A prolific writer, Mr. Senyshyn is the author of “The Artist in Crisis: Kierkegaard’s Aesthetic Stage of Existence and Live Musical Performance.” The book was reviewed in The Library Bookwatch: Philosophy Shelf : “Art has inspired and channelled philosophy all on its own. The ‘Artist in Crisis’ is an academic and scholarly study of the philosopher’s work… Discussing Kierkegaard’s views on anxiety, the artist in the bigger world, criticisms, gender issues in art, and much more, this scholarly dissection of the work seeks to open minds on the ways of the world and what they mean. ‘The Artist in Crisis’ is quite the text, a must for any community or college philosophy and art collection.” This work encourages all performing artists to persevere in their artistic work through the aesthetic lens of the great Danish philosopher, Søren Kierkegaard.

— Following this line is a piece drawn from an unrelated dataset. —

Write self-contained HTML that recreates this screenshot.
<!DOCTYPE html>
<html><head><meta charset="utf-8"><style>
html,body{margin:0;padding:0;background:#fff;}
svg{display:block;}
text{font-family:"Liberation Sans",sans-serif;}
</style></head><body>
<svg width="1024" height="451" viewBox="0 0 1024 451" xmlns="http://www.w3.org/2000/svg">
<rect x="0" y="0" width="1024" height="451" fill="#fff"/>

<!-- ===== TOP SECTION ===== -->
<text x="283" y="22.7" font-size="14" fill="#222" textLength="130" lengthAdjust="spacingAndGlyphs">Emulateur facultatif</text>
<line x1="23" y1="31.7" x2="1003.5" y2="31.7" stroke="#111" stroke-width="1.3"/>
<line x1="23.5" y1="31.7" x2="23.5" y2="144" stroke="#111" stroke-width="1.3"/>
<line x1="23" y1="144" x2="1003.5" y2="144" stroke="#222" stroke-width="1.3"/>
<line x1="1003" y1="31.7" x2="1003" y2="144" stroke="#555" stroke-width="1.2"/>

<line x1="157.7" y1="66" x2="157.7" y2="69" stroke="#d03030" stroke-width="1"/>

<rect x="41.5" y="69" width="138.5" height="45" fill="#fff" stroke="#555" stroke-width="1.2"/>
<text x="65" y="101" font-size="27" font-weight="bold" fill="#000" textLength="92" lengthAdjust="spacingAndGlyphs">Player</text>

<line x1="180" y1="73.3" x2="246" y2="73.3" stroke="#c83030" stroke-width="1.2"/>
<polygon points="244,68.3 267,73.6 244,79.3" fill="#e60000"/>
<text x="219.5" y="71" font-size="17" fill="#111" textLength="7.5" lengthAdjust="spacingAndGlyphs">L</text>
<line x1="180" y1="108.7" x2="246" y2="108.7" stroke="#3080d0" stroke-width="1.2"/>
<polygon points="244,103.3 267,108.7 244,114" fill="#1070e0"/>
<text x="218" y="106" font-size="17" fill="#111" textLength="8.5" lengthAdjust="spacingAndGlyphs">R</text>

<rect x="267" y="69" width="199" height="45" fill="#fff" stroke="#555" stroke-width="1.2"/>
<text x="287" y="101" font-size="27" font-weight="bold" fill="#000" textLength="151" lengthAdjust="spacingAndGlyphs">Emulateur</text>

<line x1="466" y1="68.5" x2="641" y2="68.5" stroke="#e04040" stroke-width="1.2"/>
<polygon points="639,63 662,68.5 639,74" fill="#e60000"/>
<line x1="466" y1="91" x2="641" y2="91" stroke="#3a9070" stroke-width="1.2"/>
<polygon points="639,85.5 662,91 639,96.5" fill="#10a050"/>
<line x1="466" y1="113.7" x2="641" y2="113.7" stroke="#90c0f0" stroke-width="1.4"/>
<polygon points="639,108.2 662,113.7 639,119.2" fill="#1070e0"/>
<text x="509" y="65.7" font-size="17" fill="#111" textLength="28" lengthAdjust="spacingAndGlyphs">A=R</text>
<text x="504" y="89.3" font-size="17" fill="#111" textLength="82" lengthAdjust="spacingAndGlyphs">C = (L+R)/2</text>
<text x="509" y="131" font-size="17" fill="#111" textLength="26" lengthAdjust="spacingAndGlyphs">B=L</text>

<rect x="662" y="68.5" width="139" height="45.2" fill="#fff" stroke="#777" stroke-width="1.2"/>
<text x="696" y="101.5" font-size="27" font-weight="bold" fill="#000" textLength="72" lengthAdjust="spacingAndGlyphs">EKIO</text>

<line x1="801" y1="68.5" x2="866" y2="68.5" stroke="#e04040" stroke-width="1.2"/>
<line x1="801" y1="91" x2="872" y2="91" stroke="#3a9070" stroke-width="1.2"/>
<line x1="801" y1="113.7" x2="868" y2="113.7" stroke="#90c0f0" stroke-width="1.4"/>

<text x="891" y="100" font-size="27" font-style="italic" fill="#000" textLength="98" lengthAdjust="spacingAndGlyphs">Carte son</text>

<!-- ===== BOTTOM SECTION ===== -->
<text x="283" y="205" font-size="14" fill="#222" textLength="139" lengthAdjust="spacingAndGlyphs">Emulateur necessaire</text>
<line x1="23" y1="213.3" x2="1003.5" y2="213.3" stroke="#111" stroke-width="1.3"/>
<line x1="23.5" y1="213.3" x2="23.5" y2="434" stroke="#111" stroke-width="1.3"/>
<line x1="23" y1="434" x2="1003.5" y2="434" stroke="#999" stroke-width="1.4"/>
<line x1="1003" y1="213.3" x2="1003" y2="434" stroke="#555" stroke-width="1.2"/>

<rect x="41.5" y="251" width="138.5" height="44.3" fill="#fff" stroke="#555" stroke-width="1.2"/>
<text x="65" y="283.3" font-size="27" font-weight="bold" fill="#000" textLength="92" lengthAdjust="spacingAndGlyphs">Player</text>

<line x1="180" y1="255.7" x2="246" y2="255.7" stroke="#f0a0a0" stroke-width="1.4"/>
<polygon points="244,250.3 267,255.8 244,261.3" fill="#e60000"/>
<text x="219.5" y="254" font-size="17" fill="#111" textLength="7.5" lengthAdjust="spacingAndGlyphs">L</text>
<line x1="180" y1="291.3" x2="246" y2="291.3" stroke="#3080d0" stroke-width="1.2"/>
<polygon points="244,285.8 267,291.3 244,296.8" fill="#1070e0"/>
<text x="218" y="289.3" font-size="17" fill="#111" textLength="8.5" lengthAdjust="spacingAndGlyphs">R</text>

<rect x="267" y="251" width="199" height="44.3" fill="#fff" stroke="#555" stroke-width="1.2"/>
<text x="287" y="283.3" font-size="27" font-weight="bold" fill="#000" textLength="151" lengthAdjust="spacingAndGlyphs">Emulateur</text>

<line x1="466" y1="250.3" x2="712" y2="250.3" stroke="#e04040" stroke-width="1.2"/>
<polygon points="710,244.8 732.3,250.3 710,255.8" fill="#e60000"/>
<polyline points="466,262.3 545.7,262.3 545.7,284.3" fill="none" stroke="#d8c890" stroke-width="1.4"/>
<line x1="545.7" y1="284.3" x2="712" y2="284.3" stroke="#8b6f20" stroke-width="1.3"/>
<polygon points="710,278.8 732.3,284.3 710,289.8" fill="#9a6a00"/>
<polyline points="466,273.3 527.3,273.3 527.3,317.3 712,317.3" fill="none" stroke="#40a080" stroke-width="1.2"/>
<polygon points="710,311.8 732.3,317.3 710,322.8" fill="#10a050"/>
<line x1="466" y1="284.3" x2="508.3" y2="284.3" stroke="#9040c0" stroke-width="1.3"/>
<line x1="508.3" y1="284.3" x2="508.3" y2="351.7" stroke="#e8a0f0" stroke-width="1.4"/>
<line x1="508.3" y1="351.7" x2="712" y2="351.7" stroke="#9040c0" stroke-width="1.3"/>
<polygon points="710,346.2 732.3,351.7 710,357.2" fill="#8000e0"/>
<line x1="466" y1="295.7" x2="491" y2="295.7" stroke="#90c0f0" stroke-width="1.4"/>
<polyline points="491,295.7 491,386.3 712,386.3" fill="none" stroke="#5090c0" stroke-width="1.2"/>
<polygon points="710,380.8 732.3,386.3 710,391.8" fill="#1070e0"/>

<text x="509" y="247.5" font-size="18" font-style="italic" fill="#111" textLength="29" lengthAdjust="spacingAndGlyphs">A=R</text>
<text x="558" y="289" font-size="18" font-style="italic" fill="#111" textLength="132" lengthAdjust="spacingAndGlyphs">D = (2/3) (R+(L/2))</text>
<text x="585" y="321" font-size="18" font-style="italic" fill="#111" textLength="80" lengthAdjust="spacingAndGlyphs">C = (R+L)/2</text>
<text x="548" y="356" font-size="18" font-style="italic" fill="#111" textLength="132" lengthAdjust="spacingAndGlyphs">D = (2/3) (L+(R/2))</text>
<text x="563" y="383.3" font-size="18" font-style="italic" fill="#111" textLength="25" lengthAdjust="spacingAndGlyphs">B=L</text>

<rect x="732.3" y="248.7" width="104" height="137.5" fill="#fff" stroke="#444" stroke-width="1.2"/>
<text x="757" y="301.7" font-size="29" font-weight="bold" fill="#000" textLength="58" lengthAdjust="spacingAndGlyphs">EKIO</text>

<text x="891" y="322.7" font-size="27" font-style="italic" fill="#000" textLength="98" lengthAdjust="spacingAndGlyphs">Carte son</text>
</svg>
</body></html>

Mr. Senyshyn explores implications of anxiety through punishment and despair, the artist, the public and newspaper critics, subjectivity and objectivity in interpretation of composers’ texts, the equality of the sexes in the performing arts and the aesthetic stage of existence with a focus on ethics and Kierkegaard’s own personal crisis. Mr. Senyshyn has also published numerous papers in prominent academic journals of philosophy of music and education.

Born in Canada of Ukrainian ancestry, Yaroslav Senyshyn studied with the late Antonina Yaroshevich, herself a contemporary of Vladimir Horowitz at the Kiev Conservatory.  Both Ms. Yaroshevich and Mr. Horowitz were pupils of the legendary pedagogue Felix Blumenfeld, so Mr. Senyshyn’s artistry is informed by exposure to this great tradition.